Fabien Castanier Gallery is very excited to present Songs Without Words…, solo exhibition for French artist Rero, open from October 6 to 28, 2018. This is the third solo exhibition for Rero at the gallery and his first in Miami, featuring all new mixed media works and installations.

The title of this exhibition is inspired by “Lieder ohne Worte” a series of short lyrical piano pieces by Romantic German composer Felix Mendelssohn, which were composed at different periods of his life and are grouped in the form of eight collections published between 1830 and 1868. These musical collections are the starting point of this exhibition; when RERO stumbled upon them in Brazil, in the district of Botafogo in Rio de Janeiro. He begins his investigation here, examining his own relationship to music as a plastic artist and whose practice involves the direct confrontation with language and text.

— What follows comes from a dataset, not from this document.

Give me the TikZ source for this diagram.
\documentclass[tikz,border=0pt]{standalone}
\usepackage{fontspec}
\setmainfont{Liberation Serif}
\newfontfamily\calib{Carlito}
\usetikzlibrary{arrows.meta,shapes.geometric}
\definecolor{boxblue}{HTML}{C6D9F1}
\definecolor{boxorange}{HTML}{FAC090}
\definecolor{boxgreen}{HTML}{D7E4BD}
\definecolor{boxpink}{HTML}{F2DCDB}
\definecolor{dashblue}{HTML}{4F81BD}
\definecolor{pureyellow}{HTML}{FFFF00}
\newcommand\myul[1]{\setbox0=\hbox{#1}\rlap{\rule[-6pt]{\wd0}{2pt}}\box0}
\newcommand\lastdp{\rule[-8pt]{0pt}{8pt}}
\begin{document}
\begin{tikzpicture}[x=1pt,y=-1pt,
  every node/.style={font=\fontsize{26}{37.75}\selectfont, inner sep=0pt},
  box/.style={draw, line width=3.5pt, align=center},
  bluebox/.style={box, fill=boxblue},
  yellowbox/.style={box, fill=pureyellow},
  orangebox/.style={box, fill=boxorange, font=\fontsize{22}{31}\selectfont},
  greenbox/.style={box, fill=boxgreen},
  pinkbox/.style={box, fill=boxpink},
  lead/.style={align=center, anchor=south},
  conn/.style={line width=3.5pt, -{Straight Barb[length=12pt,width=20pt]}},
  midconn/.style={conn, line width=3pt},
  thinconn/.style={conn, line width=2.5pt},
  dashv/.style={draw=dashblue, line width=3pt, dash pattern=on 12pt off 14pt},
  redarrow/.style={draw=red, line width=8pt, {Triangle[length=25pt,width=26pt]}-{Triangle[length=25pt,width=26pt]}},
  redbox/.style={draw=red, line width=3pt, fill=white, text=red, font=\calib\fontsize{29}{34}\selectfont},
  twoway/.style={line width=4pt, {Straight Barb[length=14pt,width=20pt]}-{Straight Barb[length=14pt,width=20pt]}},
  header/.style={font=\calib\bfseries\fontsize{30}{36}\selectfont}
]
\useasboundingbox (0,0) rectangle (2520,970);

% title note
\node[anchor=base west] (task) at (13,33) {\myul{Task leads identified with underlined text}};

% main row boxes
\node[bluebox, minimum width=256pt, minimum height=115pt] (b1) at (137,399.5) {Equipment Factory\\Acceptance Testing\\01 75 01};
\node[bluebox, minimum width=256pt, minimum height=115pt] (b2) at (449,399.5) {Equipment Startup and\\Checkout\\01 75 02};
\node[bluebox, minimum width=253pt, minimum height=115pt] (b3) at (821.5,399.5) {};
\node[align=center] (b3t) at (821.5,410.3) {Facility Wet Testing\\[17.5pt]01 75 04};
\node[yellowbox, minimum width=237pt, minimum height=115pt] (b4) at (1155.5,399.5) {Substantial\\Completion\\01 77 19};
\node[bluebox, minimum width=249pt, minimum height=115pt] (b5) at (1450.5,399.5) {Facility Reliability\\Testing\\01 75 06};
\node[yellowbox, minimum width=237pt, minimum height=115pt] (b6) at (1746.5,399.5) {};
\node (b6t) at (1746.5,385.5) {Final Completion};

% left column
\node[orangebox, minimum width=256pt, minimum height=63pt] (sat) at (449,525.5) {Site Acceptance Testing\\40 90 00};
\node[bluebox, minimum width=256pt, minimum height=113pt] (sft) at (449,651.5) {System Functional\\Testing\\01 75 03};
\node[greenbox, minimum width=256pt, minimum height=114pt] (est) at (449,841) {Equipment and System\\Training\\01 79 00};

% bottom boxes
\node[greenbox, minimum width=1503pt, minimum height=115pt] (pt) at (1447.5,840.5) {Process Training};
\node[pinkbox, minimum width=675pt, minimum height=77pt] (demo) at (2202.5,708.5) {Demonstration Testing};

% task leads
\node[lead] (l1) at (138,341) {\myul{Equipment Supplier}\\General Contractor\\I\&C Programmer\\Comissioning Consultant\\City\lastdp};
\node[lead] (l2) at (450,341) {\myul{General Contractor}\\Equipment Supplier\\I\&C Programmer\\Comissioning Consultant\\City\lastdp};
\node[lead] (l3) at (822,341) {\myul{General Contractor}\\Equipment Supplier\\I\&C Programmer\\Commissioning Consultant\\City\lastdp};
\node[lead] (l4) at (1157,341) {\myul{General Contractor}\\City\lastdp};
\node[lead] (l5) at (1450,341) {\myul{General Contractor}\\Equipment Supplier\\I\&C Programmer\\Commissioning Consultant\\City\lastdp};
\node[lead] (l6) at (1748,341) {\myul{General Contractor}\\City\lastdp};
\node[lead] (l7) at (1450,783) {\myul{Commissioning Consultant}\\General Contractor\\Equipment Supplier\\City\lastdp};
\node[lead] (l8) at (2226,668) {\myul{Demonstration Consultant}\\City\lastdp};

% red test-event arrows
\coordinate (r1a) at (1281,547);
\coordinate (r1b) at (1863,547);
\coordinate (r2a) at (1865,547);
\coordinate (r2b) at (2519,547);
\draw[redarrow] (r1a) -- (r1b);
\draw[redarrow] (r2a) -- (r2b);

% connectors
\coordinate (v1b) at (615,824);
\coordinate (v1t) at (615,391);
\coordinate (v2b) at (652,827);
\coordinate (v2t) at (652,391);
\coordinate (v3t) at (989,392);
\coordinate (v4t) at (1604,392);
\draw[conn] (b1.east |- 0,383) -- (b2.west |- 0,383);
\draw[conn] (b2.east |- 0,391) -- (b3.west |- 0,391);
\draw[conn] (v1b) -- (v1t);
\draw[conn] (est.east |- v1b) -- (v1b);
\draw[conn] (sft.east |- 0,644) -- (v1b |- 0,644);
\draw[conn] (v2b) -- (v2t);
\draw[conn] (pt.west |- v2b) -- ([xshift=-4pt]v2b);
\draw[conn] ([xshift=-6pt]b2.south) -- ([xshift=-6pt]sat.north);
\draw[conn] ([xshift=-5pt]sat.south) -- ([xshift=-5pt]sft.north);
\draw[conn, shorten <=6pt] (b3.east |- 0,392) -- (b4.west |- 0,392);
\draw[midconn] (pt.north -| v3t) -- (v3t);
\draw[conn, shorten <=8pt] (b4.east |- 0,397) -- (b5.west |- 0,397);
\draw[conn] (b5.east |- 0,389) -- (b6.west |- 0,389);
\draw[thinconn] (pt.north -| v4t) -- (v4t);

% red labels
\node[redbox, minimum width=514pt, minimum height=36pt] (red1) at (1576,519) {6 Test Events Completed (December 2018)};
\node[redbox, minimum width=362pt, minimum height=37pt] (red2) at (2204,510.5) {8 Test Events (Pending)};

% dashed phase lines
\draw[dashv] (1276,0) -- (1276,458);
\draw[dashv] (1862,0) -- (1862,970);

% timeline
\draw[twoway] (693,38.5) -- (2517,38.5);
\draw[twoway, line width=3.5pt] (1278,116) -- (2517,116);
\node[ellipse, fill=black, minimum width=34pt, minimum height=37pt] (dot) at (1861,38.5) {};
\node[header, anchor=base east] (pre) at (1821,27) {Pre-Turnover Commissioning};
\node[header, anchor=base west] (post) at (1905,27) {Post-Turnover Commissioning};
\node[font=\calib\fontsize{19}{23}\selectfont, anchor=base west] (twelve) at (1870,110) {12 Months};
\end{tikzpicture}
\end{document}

Songs Without Words… presents the artist’s internal conflict concerning the use of words as expression and how the boundaries between different arts are porous. He explores moments when writing invites itself into painting, painting invites itself into music, and music invites itself into plastic art. RERO’s work has always focused on these bridges, as he combines a multitude of mediums and techniques in his practice. For the artist, he believes that creatively one no longer belongs to a single ideology or concept – that the boundaries between styles and forms are fluid, as are the connections between music and spoken word. This exhibition sees Rero positing that “music” is found in all things, whether verbal, literal, or physical, sounds and rhythms abound in every form of artistic expression.

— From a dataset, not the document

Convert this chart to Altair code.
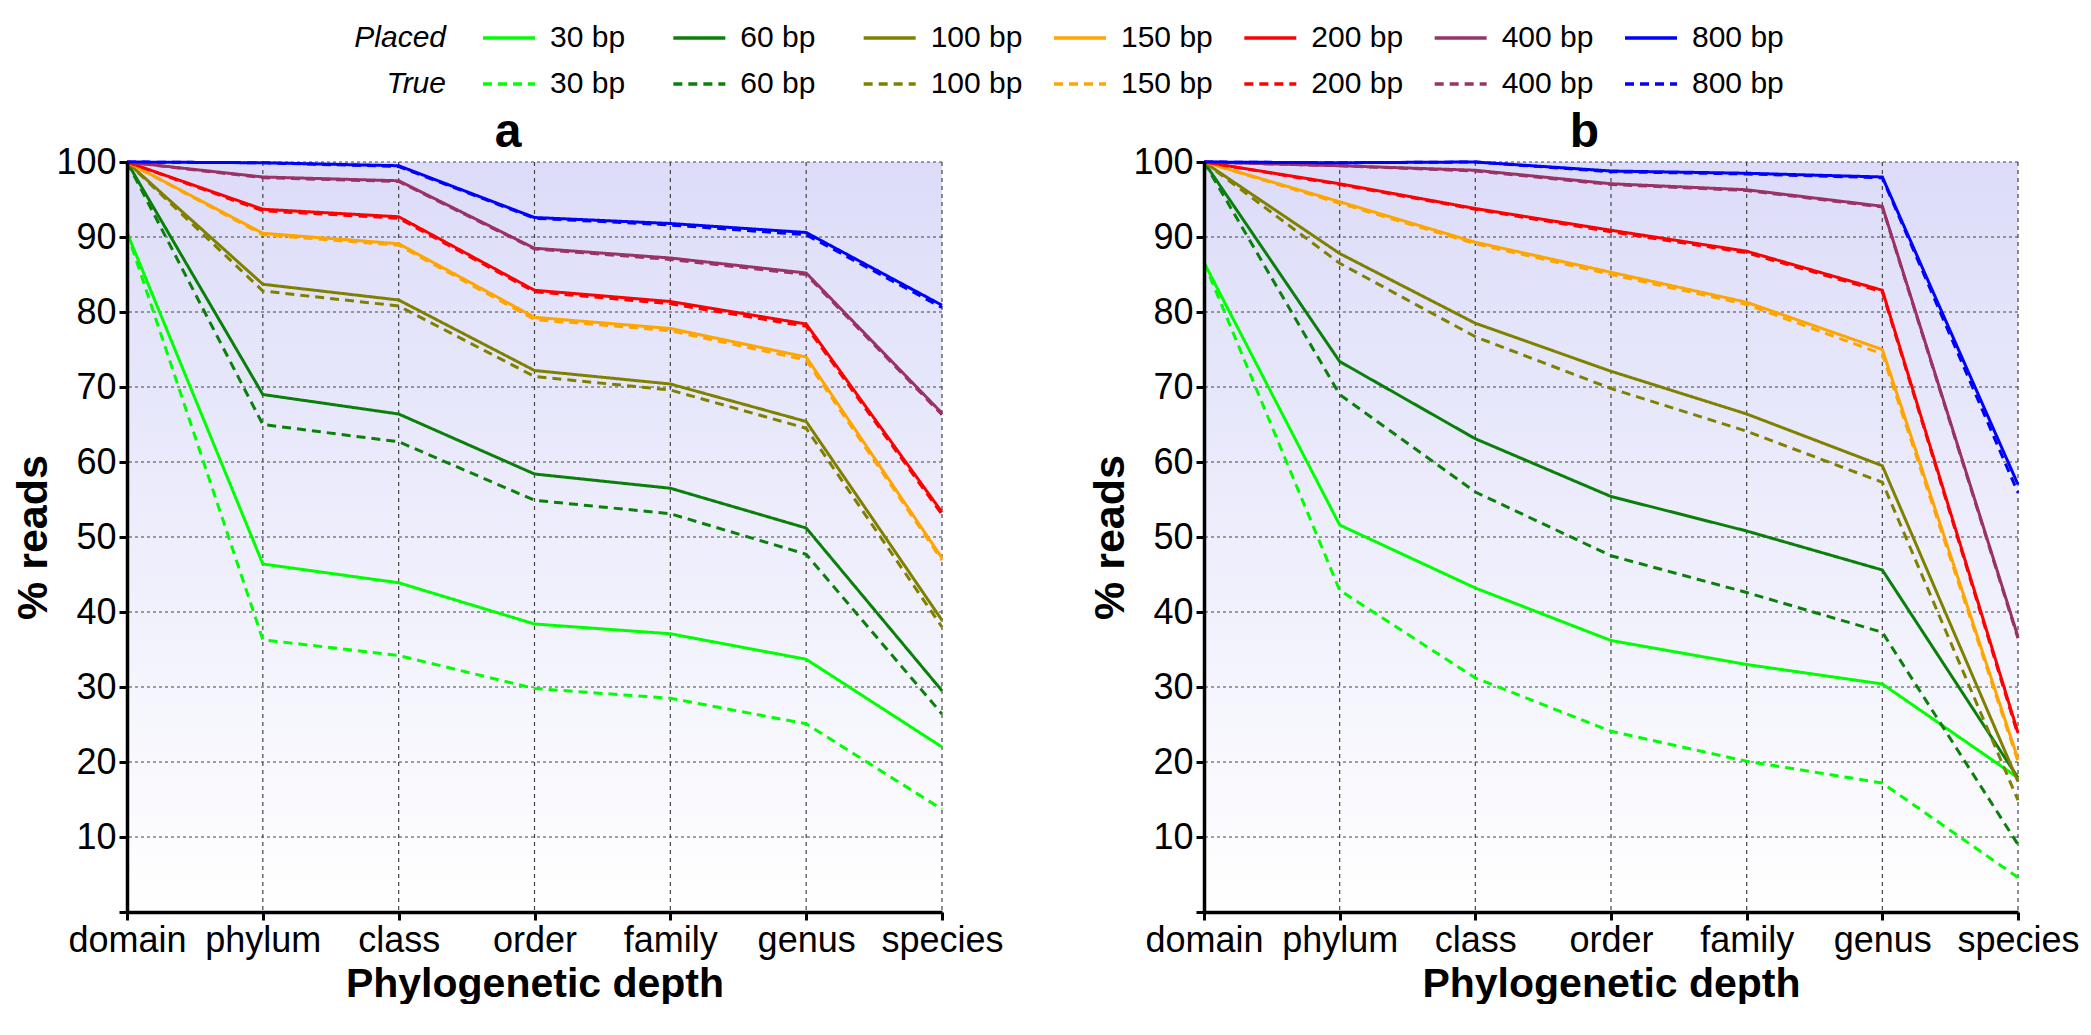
import altair as alt
import pandas as pd

RANKS = ["domain", "phylum", "class", "order", "family", "genus", "species"]
LENGTHS = ["30 bp", "60 bp", "100 bp", "150 bp", "200 bp", "400 bp", "800 bp"]
COLORS = ["#00ff00", "#0a800a", "#808000", "#ffa500", "#ff0000", "#993366", "#0000ff"]
KINDS = ["Placed", "True"]
Y_TICKS = [0, 10, 20, 30, 40, 50, 60, 70, 80, 90, 100]

# panel a
A_PLACED = {
    "30 bp": [90.6, 46.4, 43.9, 38.4, 37.1, 33.7, 22.0],
    "60 bp": [100, 69.0, 66.4, 58.4, 56.5, 51.2, 29.5],
    "100 bp": [100, 83.7, 81.6, 72.2, 70.4, 65.4, 38.9],
    "150 bp": [100, 90.5, 89.1, 79.3, 77.8, 74.0, 47.2],
    "200 bp": [100, 93.7, 92.7, 82.9, 81.4, 78.4, 53.3],
    "400 bp": [100, 98.0, 97.5, 88.5, 87.2, 85.2, 66.5],
    "800 bp": [100, 99.9, 99.5, 92.6, 91.8, 90.6, 80.9],
}
A_TRUE = {
    "30 bp": [90.6, 36.3, 34.2, 29.8, 28.5, 25.1, 13.7],
    "60 bp": [100, 65.0, 62.7, 54.9, 53.1, 47.7, 26.4],
    "100 bp": [100, 82.8, 80.8, 71.4, 69.6, 64.5, 38.0],
    "150 bp": [100, 90.3, 88.9, 79.0, 77.5, 73.6, 46.9],
    "200 bp": [100, 93.5, 92.5, 82.7, 81.1, 78.1, 53.0],
    "400 bp": [100, 97.9, 97.4, 88.4, 87.0, 85.0, 66.3],
    "800 bp": [100, 99.9, 99.4, 92.5, 91.6, 90.3, 80.6],
}
# panel b
B_PLACED = {
    "30 bp": [86.6, 51.6, 43.2, 36.2, 33.0, 30.4, 17.9],
    "60 bp": [100, 73.4, 63.1, 55.4, 50.8, 45.6, 17.9],
    "100 bp": [100, 87.8, 78.5, 72.1, 66.4, 59.5, 17.4],
    "150 bp": [100, 94.7, 89.3, 85.3, 81.3, 75.0, 20.4],
    "200 bp": [100, 97.1, 93.8, 90.9, 88.1, 82.9, 23.9],
    "400 bp": [100, 99.5, 98.9, 97.1, 96.3, 94.1, 36.7],
    "800 bp": [100, 99.9, 100, 98.8, 98.5, 98.0, 57.0],
}
B_TRUE = {
    "30 bp": [86.6, 42.9, 31.2, 24.1, 20.1, 17.2, 4.6],
    "60 bp": [100, 69.0, 56.0, 47.5, 42.6, 37.3, 9.0],
    "100 bp": [100, 86.5, 76.7, 69.8, 64.1, 57.3, 14.9],
    "150 bp": [100, 94.5, 89.1, 85.0, 81.0, 74.4, 20.1],
    "200 bp": [100, 97.0, 93.7, 90.7, 87.9, 82.7, 23.6],
    "400 bp": [100, 99.5, 98.8, 97.0, 96.2, 94.0, 36.5],
    "800 bp": [100, 99.9, 100, 98.7, 98.4, 97.9, 55.9],
}

FONT = "Liberation Sans, Arial, Helvetica, sans-serif"

rows = []
for panel, placed, true in (("a", A_PLACED, A_TRUE), ("b", B_PLACED, B_TRUE)):
    for kind, series in (("Placed", placed), ("True", true)):
        for length in LENGTHS:
            for rank, v in zip(RANKS, series[length]):
                rows.append(dict(panel=panel, kind=kind, length=length, rank=rank, value=v))
df = pd.DataFrame(rows)

color_scale = alt.Scale(domain=LENGTHS, range=COLORS)
dash_scale = alt.Scale(domain=KINDS, range=[[1, 0], [9, 6]])

gradient = alt.LinearGradient(
    gradient="linear",
    stops=[alt.GradientStop(color="#dcdcf9", offset=0),
           alt.GradientStop(color="#ffffff", offset=1)],
    x1=0, x2=0, y1=0, y2=1,
)


def panel(name, width):
    xs = alt.Scale(type="point", padding=0, domain=RANKS)
    ys = alt.Scale(domain=[Y_TICKS[0], Y_TICKS[-1]], nice=False)
    xaxis = alt.Axis(
        title="Phylogenetic depth", labelAngle=0, labelFontSize=36, labelFont=FONT,
        titleFontSize=41, titleFont=FONT, titleFontWeight="bold", titleColor="black",
        labelColor="black", tickSize=8, tickWidth=3, tickColor="black",
        domainWidth=3.5, domainColor="black", labelPadding=3, titlePadding=6,
        grid=False, zindex=1,
    )
    yaxis = alt.Axis(
        title="% reads", values=Y_TICKS, labelExpr="datum.value == 0 ? '' : datum.label",
        labelFontSize=36, labelFont=FONT, titleFontSize=43, titleFont=FONT,
        titleFontWeight="bold", titleColor="black", labelColor="black",
        tickSize=8, tickWidth=3, tickColor="black", domainWidth=3.5, domainColor="black",
        labelPadding=3, titlePadding=0, grid=False, zindex=1,
    )
    bg_df = pd.DataFrame({"rank": RANKS, "top": Y_TICKS[-1], "bottom": Y_TICKS[0]})
    bg = alt.Chart(bg_df).mark_area(fill=gradient, line=False).encode(
        x=alt.X("rank:O", scale=xs, sort=RANKS, axis=xaxis),
        y=alt.Y("top:Q", scale=ys, axis=yaxis),
        y2="bottom:Q",
    )
    gh = alt.Chart(pd.DataFrame({"v": Y_TICKS[1:]})).mark_rule(
        strokeDash=[3, 3], color="#444444", strokeWidth=1.2
    ).encode(y=alt.Y("v:Q", scale=ys, axis=yaxis))
    gv = alt.Chart(pd.DataFrame({"rank": RANKS})).mark_rule(
        strokeDash=[4, 4], color="#444444", strokeWidth=1.2
    ).encode(x=alt.X("rank:O", scale=xs, sort=RANKS, axis=xaxis))
    lines = alt.Chart(df[df.panel == name]).mark_line(strokeWidth=3).encode(
        x=alt.X("rank:O", scale=xs, sort=RANKS, axis=xaxis),
        y=alt.Y("value:Q", scale=ys, axis=yaxis),
        color=alt.Color("length:N", scale=color_scale, legend=None),
        strokeDash=alt.StrokeDash("kind:N", scale=dash_scale, legend=None),
        detail="kind:N",
        order=alt.Order("kind:N", sort="descending"),
    )
    return alt.layer(bg, gh, gv, lines).properties(
        width=width, height=750,
        title=alt.TitleParams(name, fontSize=48, font=FONT, fontWeight="bold",
                              anchor="middle", frame="bounds", offset=-13, color="black"),
    )


# legend
leg_rows = []
for ki, kind in enumerate(KINDS):
    for li, length in enumerate(LENGTHS):
        leg_rows.append(dict(kind=kind, row=ki, length=length, idx=li))
leg = pd.DataFrame(leg_rows)
lx = alt.X("idx:Q", scale=alt.Scale(domain=[0, len(LENGTHS) - 1], range=[356, 1498]), axis=None)
ly = alt.Y("row:Q", scale=alt.Scale(domain=[0, 1], range=[30, 76]), axis=None)

leg_lines = alt.Chart(leg).mark_rule(strokeWidth=3.5, x2Offset=52).encode(
    x=lx, x2="idx:Q", y=ly,
    color=alt.Color("length:N", scale=color_scale, legend=None),
    strokeDash=alt.StrokeDash("kind:N", scale=dash_scale, legend=None),
)
leg_text = alt.Chart(leg).mark_text(
    align="left", baseline="middle", dx=67, fontSize=30, font=FONT, color="black"
).encode(x=lx, y=ly, text="length:N")
leg_kind = alt.Chart(leg[leg.idx == 0]).mark_text(
    align="right", baseline="middle", dx=-37, fontSize=30, font=FONT,
    fontStyle="italic", color="black"
).encode(x=lx, y=ly, text="kind:N")
legend = alt.layer(leg_lines, leg_text, leg_kind).properties(width=1800, height=90)

chart = alt.vconcat(
    legend,
    alt.hconcat(panel("a", 815), panel("b", 814), spacing=85),
    spacing=10,
).properties(padding={"left": 4, "top": 0, "right": 0, "bottom": 0}).configure_view(stroke=None)

chart.save("out.html", embed_options={"renderer": "svg", "actions": False})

Rero was born in 1983 and studied graphic design at the London College of Communication. His works have been shown in numerous public and private spaces, including Pompidou Center, MAC/VAL, MAC Bogotá, the Caixa Cultural in Rio de Janeiro, Sao Paulo and Brasilia, the Postal Museum, Musée en Herbe, the Bernard Magrez Institute, the Vasarely Foundation and the Montresso Foundation in Morocco. More recently, his work has been exhibited throughout France, the United States, Germany, Italy and Switzerland. He lives and works in Rio de Janeiro.